Due Diligence Guide · Senior Care / Home Health

Due Diligence Guide: Acquiring a Home Health or Senior Care Agency

What to verify before buying a licensed home health or non-medical senior care business — from Medicare certification and payer mix to caregiver retention and billing compliance.

Find Senior Care / Home Health Acquisition Targets

Acquiring a home health or senior care agency involves risks far beyond standard financial review. Buyers must validate licensing and CMS certification transferability, assess payer mix concentration, confirm caregiver workforce stability, and audit billing accuracy — all before committing capital. This guide walks through every critical checkpoint for lower middle market deals in the $1M–$5M revenue range.

Senior Care / Home Health Due Diligence Phases

01

Phase 1: Regulatory and Licensing Verification

Confirm all federal and state licenses, Medicare and Medicaid certifications, and compliance history are clean, current, and transferable to a new owner under an asset purchase structure.

State License Status and Transferabilitycritical

Confirm all state home health or personal care licenses are active and determine whether they transfer automatically or require re-application under new ownership, which can delay operations.

Medicare and Medicaid Certification Reviewcritical

Obtain CMS certification numbers, review most recent state survey results, and confirm no open deficiencies, Plans of Correction, or pending audits that could jeopardize reimbursement post-close.
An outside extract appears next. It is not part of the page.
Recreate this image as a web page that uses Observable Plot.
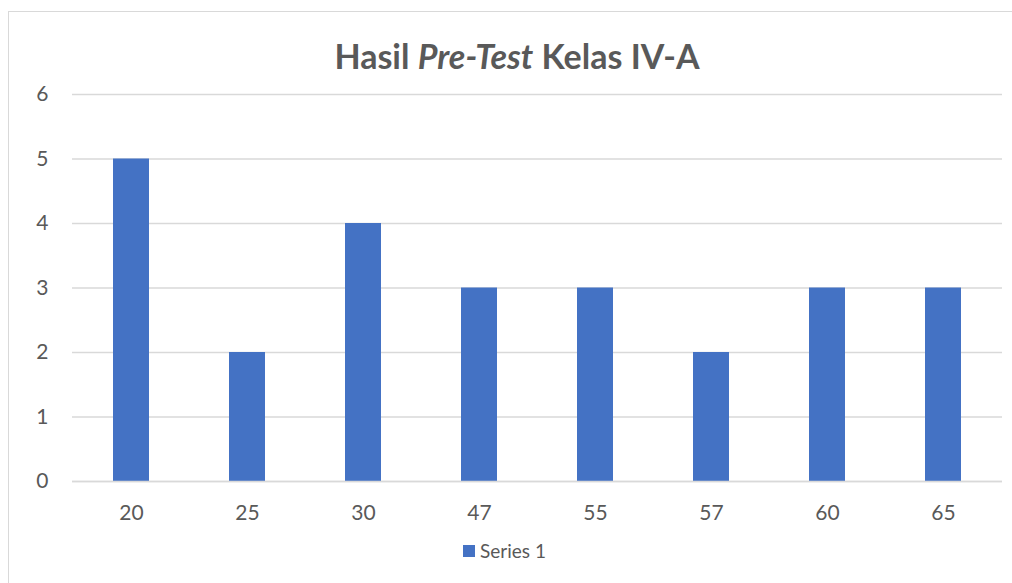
<!DOCTYPE html>
<html><head><meta charset="utf-8">
<script src="https://cdn.jsdelivr.net/npm/d3@7"></script>
<script src="https://cdn.jsdelivr.net/npm/@observablehq/plot@0.6"></script>
<style>
html,body{margin:0;padding:0;background:#fff;overflow:hidden;width:1012px;height:583px;}
#frame{position:absolute;left:8px;top:11px;width:1100px;height:700px;border:1px solid #d9d9d9;box-sizing:border-box;}
#title{position:absolute;left:217px;width:600px;top:35px;text-align:center;font-family:Lato,"Open Sans",sans-serif;font-weight:bold;font-size:34px;color:#595959;line-height:42px;}
#chart{position:absolute;left:0;top:80px;}
#legend{position:absolute;left:463px;top:539px;font-family:Lato,"Open Sans",sans-serif;font-size:19px;color:#595959;display:flex;align-items:center;line-height:24px;}
#legend .sw{width:12px;height:12px;background:#4472C4;margin-right:5px;}
</style></head>
<body>
<div id="frame"></div>
<div id="title">Hasil <i>Pre-Test</i> Kelas IV-A</div>
<div id="chart"></div>
<div id="legend"><span class="sw"></span><span>Series 1</span></div>
<script>
const categories = ["20","25","30","47","55","57","60","65"];
const values = [5,2,4,3,3,2,3,3];
const yTicks = [0,1,2,3,4,5,6];
const seriesName = "Series 1";

const data = categories.map((c,i)=>({score:c, count:values[i], series:seriesName}));

const chart = Plot.plot({
  width: 1012,
  height: 460,
  marginLeft: 72,
  marginRight: 10,
  marginTop: 14,
  marginBottom: 59,
  style: {fontFamily: "Lato, 'Open Sans', sans-serif", fontSize: "21px", color: "#595959", background: "transparent"},
  x: {domain: categories, paddingInner: 0.686, paddingOuter: 0.343, label: null, tickSize: 0, tickPadding: 24},
  y: {domain: [0,6], ticks: yTicks, label: null, tickSize: 0, tickPadding: 24, tickFormat: d3.format("d")},
  marks: [
    Plot.ruleY(yTicks, {stroke: "#d9d9d9", strokeWidth: 1.5}),
    Plot.barY(data, {x: "score", y: "count", fill: "#4472C4"}),
    Plot.ruleY([0], {stroke: "#d9d9d9", strokeWidth: 1.5})
  ]
});
document.getElementById("chart").appendChild(chart);
</script>
</body></html>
HIPAA and Employment Compliance Historyimportant

Review any HIPAA breach history, wage-and-hour claims related to caregiver overtime, and independent contractor misclassification exposure — common and costly issues in home care operations.

02

Phase 2: Revenue Quality and Payer Mix Analysis

Assess the sustainability, recurrence, and risk profile of all revenue streams by dissecting payer sources, client concentration, billing accuracy, and accounts receivable aging.

Payer Mix Breakdown and Reimbursement Riskcritical

Quantify revenue split between private pay, Medicaid, and Medicare. Medicaid-heavy books carry rate-cut risk and thinner margins; private-pay revenue commands higher multiples and better cash flow.

Client Concentration and Care Plan Tenurecritical

Identify any single client exceeding 10% of revenue. Review average care plan duration and churn rates — long-tenured clients validate revenue durability and reduce post-acquisition revenue risk.

Billing Accuracy and AR Aging Reviewimportant

Audit accounts receivable aging for claims older than 90 days, denial rates, and any history of third-party payer clawbacks. Poor billing hygiene is a major red flag in government-pay agencies.

03

Phase 3: Workforce and Operational Stability

Validate caregiver headcount, turnover history, and operational infrastructure to confirm the agency can sustain and grow client census under new ownership without the departing owner.

Caregiver Turnover Rate and Classificationcritical

Request 24-month caregiver turnover data. Rates above 50–60% signal systemic culture or compensation issues. Confirm W-2 vs. 1099 classification and review all active employee and contractor files.

Owner Dependency and Management Layercritical

Determine whether the owner personally handles scheduling, recruitment, or key client relationships. Absence of an office manager or Director of Nursing creates significant transition and continuity risk.

Scheduling Systems and Care Protocol Documentationimportant

Confirm the agency uses scheduling software and has documented intake, care planning, and HR procedures. Operational infrastructure directly impacts your ability to scale and retain staff post-acquisition.

Senior Care / Home Health-Specific Due Diligence Items

  • Request the last three CMS state survey reports and verify all deficiencies have been formally resolved with accepted Plans of Correction on file.
  • Obtain a full client census including payer source, weekly care hours, start date, and primary diagnosis to model post-acquisition revenue scenarios.
  • Verify all caregiver background checks, CPR certifications, and state-required training records are current and stored in compliant employee files.
  • Confirm surety bond, general liability, and professional liability insurance policies are active and determine whether they require reissuance under new ownership.
  • Assess geographic service territory overlap with existing competitors, franchise territories, or PE-backed roll-up platforms that could pressure staffing and client acquisition.

Frequently Asked Questions

Can I use an SBA loan to acquire a home health agency?

Yes. Home health agencies are SBA 7(a) eligible. Expect to inject 10–20% equity, and structure any seller note as a gap between the SBA loan and purchase price, subordinated to the SBA lender.

Does Medicare certification automatically transfer when I buy a home health agency?

Not automatically. Under an asset purchase, CMS typically requires a change of ownership (CHOW) filing. Certification may continue during review if properly filed, but timelines vary by state and agency type.

What valuation multiples apply to home health agencies in the lower middle market?

Expect 3.5x–6x SDE or EBITDA depending on payer mix quality, caregiver stability, compliance history, and revenue recurrence. Private-pay and Medicare-certified agencies trade at the higher end of that range.

How do I assess whether an agency will lose clients after the owner exits?

Interview key staff, review whether client relationships are documented in care plans, and assess whether an office manager or DON handles day-to-day operations independent of the owner.